For many years, record companies controlled the distribution and production of all music. If you wanted to hear Bob Seger, you had to buy a Bob Seger album. There was only one place to get these and only one company to produce them. People bought vinyl, cassette tapes, and eight-tracks. This cycle went on for many years. The record companies did not break a sweat until the nineteen nineties. During this period, people began using the World Wide Web to distribute and produce their own music.
The record companies did not truly worry until the advent of the CD burner. No longer did people have to buy a CD, as they could just borrow their friends’ copy and make their own duplicate of the CD using equipment that was relatively inexpensive. Of course, the arrival of Napster and other file-sharing websites really scared the record companies. The days of their control were over.

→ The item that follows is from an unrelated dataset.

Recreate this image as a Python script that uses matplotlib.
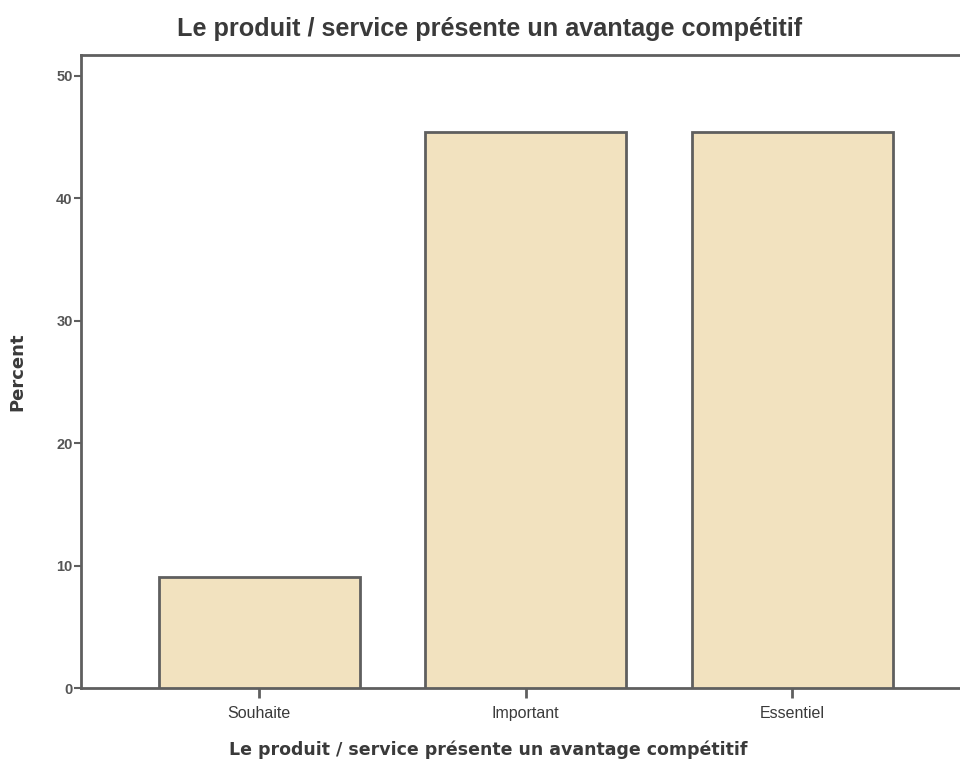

And now, CD prices have become higher due to this great schism. The record companies have whined and moaned about the loss of so much profit throughout this entire ordeal. These companies have made billions of dollars from the artists, consumers, and other people involved with the music industry. And now that people can create and distribute music more easily than ever, these companies are terribly upset.
For years, consumers have been at the mercy of the record companies. We paid what they asked us to pay. If we didn’t, we did not get the music. And now they are angry because they cannot charge whatever they want anymore, thus creating a problem for them if they were looking forward to million-dollar paychecks this year. I say that people should have the music the way they want to have it. I am tired of music industry “professi-onals” telling us what should be a hit and what should not. I think it’s high time that people choose what they want to hear; instead of having the record industry telling them what they should hear. Wal-Mart’s actions seem a little radical, but they might awaken this problem within industry executives and could spur the much needed relationship between the consumer and the music industry. At the very least, it could extend the relationship between the two and make it more than just “we make, you buy.”